Bethink ye not that we are only worms#
Born to produce the angel butterfly?
Which fixes his intention as to the significance of the figure.
[1793/94 150 x 50 x 60 cm]
135. MARS AND VENUS.
Group. Heroic size.
Amongst the ancient Greeks war was represented by two divinities ; Athena or Minerva, represents thoughtfulness and wisdom in the affairs of war, and protects men and their habitations during its ravages. Ares, or Mars, on the other hand, the masculine personification, represents mere force ; he loves war for its own sake, delights in the din of battle, the slaughter of men, and the destruction of cities. This fierce and gigantic, but withal handsome god, loved, and was beloved by Aphrodite (Venus), and they are frequently represented together. In this group, Mars, wearing his helmet, and holding his lance, bids adieu to Venus, who endeavours, and as it appears, not vainly, to detain him from the field of battle. Such is the sentiment of the conception, which was intended to represent Peace and War : it will be observed that the cornucopia lies at the feet of Venus.
The original marble was commanded by George IV, as a memorial of the peace of 1816, and is now in Buckingham Palace.
136. DANCING GIRL.
Statue. Life size.
Called in Italian “la Dansatrice ;” she appears in the act of stepping forward lightly and gaily, with her hands at her sides.
The original marble of this well-known statue was executed for the Empress Josephine, and is now in the possession of the Emperor of Russia.
(There is a third Dansatrice better than either of these, who, with the arms raised, and striking the cymbals, appears to be moving to her own music ; this statue is not so well known ; the original, or a duplicate, belongs I think to Lord Londonderry.)
All these three dancers exhibit the same merits and the same faults ; they are executed with consummate delicacy and finish, but remind us too much of ballet dancers.
137. DANCING GIRL.
Statue. Life size.
Called “La dansatrice in riposo” – the dancer in rpose. She leans against a pedestal, with one finger on her lip, and a wreath hanging on her left arm ; the original marble was executed for Signor Domenico Manzoni of Forli. There are many repetitions and copies.

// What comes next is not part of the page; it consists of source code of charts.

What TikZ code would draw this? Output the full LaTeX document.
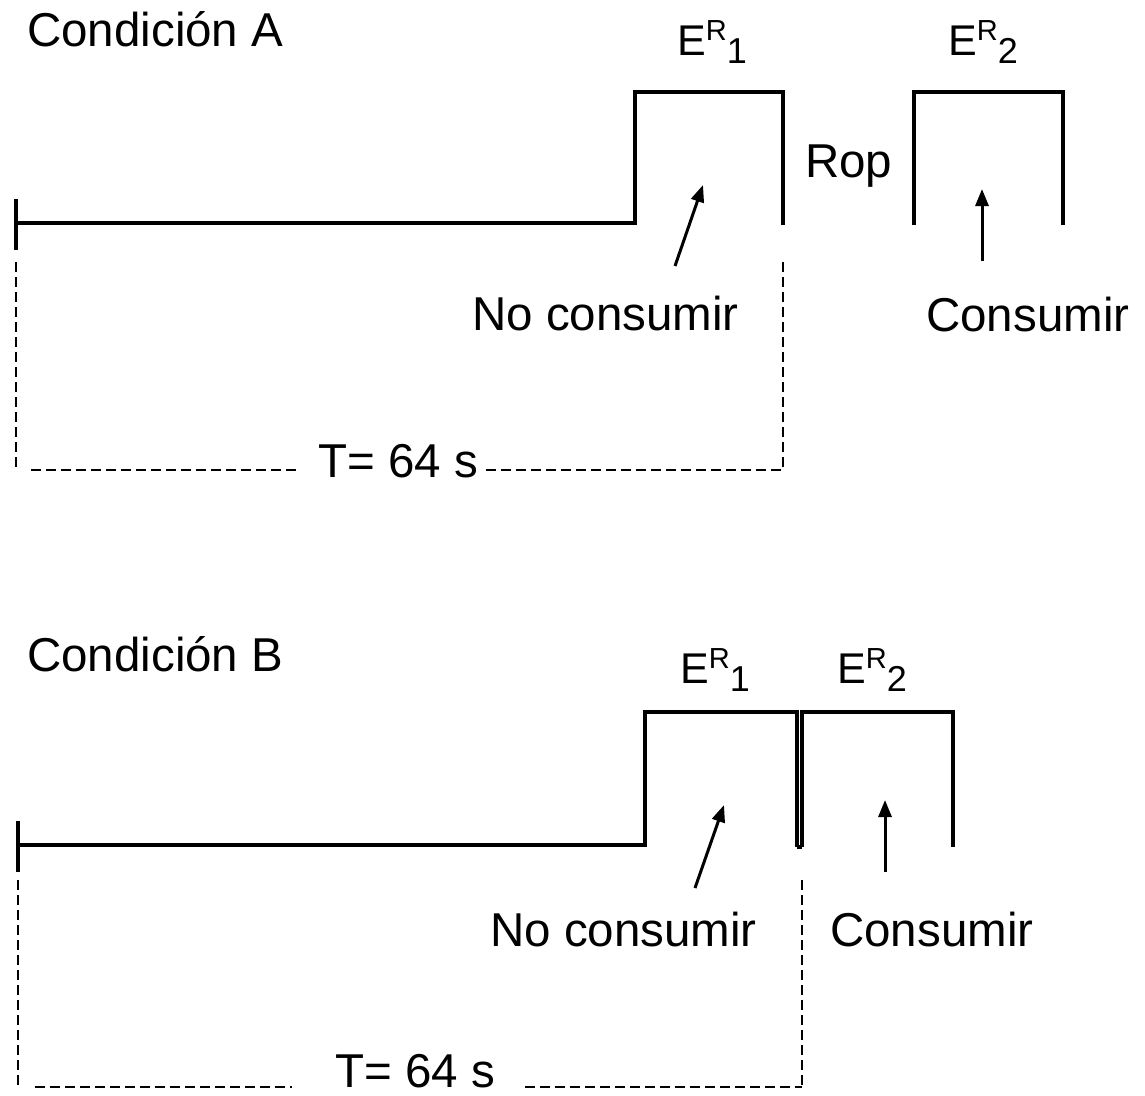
\documentclass[tikz,border=0pt]{standalone}
\usepackage{fontspec}
\setmainfont{Liberation Sans}
\usetikzlibrary{arrows.meta}
\newcommand{\ER}[1]{E\raisebox{15pt}{\fontsize{29}{29}\selectfont R}\raisebox{-8pt}{\fontsize{36}{36}\selectfont #1}}
\begin{document}
\begin{tikzpicture}[x=1pt,y=-1pt,
  txt/.style={inner sep=0pt,anchor=base west,font=\fontsize{47.5}{50}\selectfont},
  etxt/.style={inner sep=0pt,anchor=base west,font=\fontsize{43}{46}\selectfont},
  trace/.style={line width=4.3pt,line join=miter,line cap=butt},
  guide/.style={line width=2.4pt,dash pattern=on 10pt off 5pt},
  pointer/.style={line width=3pt,-{Triangle[length=17pt,width=13pt]}}]
\useasboundingbox (0,0) rectangle (1145,1095);
% ---------------- Condicion A ----------------
\node[txt] (titA) at (27,46) {Condición A};
\node[etxt] (erA1) at (677,55) {\ER{1}};
\node[etxt] (erA2) at (948,55) {\ER{2}};
\node[txt] (rop) at (805,177) {Rop};
\node[txt] (ncA) at (472,330) {No consumir};
\node[txt] (cA) at (926,331) {Consumir};
\node[txt] (tA) at (318,477) {T= 64 s};
\coordinate (a0) at (16,223);
\coordinate (a0t) at (16,199);
\coordinate (a0b) at (16,250);
\coordinate (a1) at (635,223);
\coordinate (a2) at (635,92);
\coordinate (a3) at (783,92);
\coordinate (a4) at (783,225);
\coordinate (b1) at (914,225);
\coordinate (b2) at (914,92);
\coordinate (b3) at (1063,92);
\coordinate (b4) at (1063,225);
\draw[trace] (a0t) -- (a0b);
\draw[trace] (a0) -- (a1) -- (a2) -- (a3) -- (a4);
\draw[trace] (b1) -- (b2) -- (b3) -- (b4);
\coordinate (pA1s) at (675,266);
\coordinate (pA1e) at (703,185);
\coordinate (pA2s) at (982,261);
\coordinate (pA2e) at (982,189);
\draw[pointer] (pA1s) -- (pA1e);
\draw[pointer] (pA2s) -- (pA2e);
\coordinate (dAl) at (16,262);
\coordinate (dAr) at (783,262);
\coordinate (dAbl) at (16,470);
\coordinate (dAbr) at (783,470);
\draw[guide] (dAl) -- (dAbl);
\draw[guide] (dAr) -- (dAbr);
\draw[guide] (31,470) -- (297,470);
\draw[guide] (486,470) -- (dAbr);
% ---------------- Condicion B ----------------
\node[txt] (titB) at (27,671) {Condición B};
\node[etxt] (erB1) at (680,683) {\ER{1}};
\node[etxt] (erB2) at (837,683) {\ER{2}};
\node[txt] (ncB) at (490,946) {No consumir};
\node[txt] (cB) at (830,946) {Consumir};
\node[txt] (tB) at (335,1087) {T= 64 s};
\coordinate (c0) at (18,845);
\coordinate (c0t) at (18,821);
\coordinate (c0b) at (18,872);
\coordinate (c1) at (645,845);
\coordinate (c2) at (645,712);
\coordinate (c3) at (797,712);
\coordinate (c4) at (797,847);
\coordinate (d1) at (802,847);
\coordinate (d2) at (802,712);
\coordinate (d3) at (953,712);
\coordinate (d4) at (953,847);
\draw[trace] (c0t) -- (c0b);
\draw[trace] (c0) -- (c1) -- (c2) -- (c3) -- (c4);
\draw[trace] (d1) -- (d2) -- (d3) -- (d4);
\draw[line width=4.3pt] (c4) -- (d1);
\coordinate (pB1s) at (695,888);
\coordinate (pB1e) at (724,805);
\coordinate (pB2s) at (885,872);
\coordinate (pB2e) at (885,800);
\draw[pointer] (pB1s) -- (pB1e);
\draw[pointer] (pB2s) -- (pB2e);
\coordinate (dBl) at (18,880);
\coordinate (dBr) at (802,880);
\coordinate (dBbl) at (18,1087);
\coordinate (dBbr) at (802,1087);
\draw[guide] (dBl) -- (dBbl);
\draw[guide] (dBr) -- (dBbr);
\draw[guide] (35,1087) -- (292,1087);
\draw[guide] (525,1087) -- (dBbr);
\end{tikzpicture}
\end{document}
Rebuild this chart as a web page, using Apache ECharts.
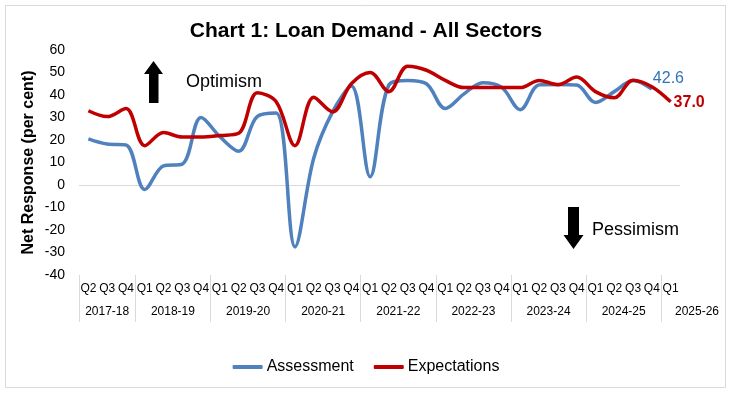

[1809-1814. 173 x 60 x 45 cm]
138. THE MAGDALENE.
Statue. Life size.
A female figure, almost entirely undraped, in a half-kneeling, half-contemplative attitude, holds a cross in her extended hands, and appears to condsider it with profound sorrow and repentance. The original conception, one of the most admired and well-known of Canova’s works, and a favourite with himself, was first modelled in 1796. It was executed in marble in 1809, and became the property of Count Somariva ; repetitions were executed for Prince Eugene and others. The fault of this statue is the want of ideal individuality ; it represents a penitent woman ; the sinner oppressed with the sense of sin, rather than the redeemed saint ; not therefore the proper character of Mary Magdalene : but the pathetic beauty of the conception had rendered it deservedly popular.
Statue. Heroic size.
Perseus, as conqueror of the Gorgon medusa, whose head he holds up in triumph. The original marble is now in the Vatican of Rome. When the Apollo Belvedere was carried off to Paris, the Perseus was placed upon its pedestal, and was beheld with unbounded enthusiasm and admiration. It is however, one of the least successful of Canova’s works, a mannered imitation of the Apollo, without character, and without individuality ; the same qualities which rendered the statues of Paris and Adonis masterpieces, are out of place in the conception of the heroic Perseus.
http://wwwdelivery.superstock.com/WI/22 ... -27227.jpg
Head of the above statue.
141. A FUNEREAL VASE.
This vase (on which is a portrait) was dedicated to the memory of an Italian countess, and is, I think, in a church at Padua. It is not in a high taste.
141*. POPE CLEMENT XIII. (CARLO REZZINICO)
The head of the grand colossal statue in St. Peter’s at Rome. Excedingly fine, both as a portrait and a work of art. (See Portrait Gallery, No. 194.)
141+. A SLEEPING LION.
One of the two lions on the tomb of the same Pope. The lion is justly considered one of the grandest things which Canova ever produced.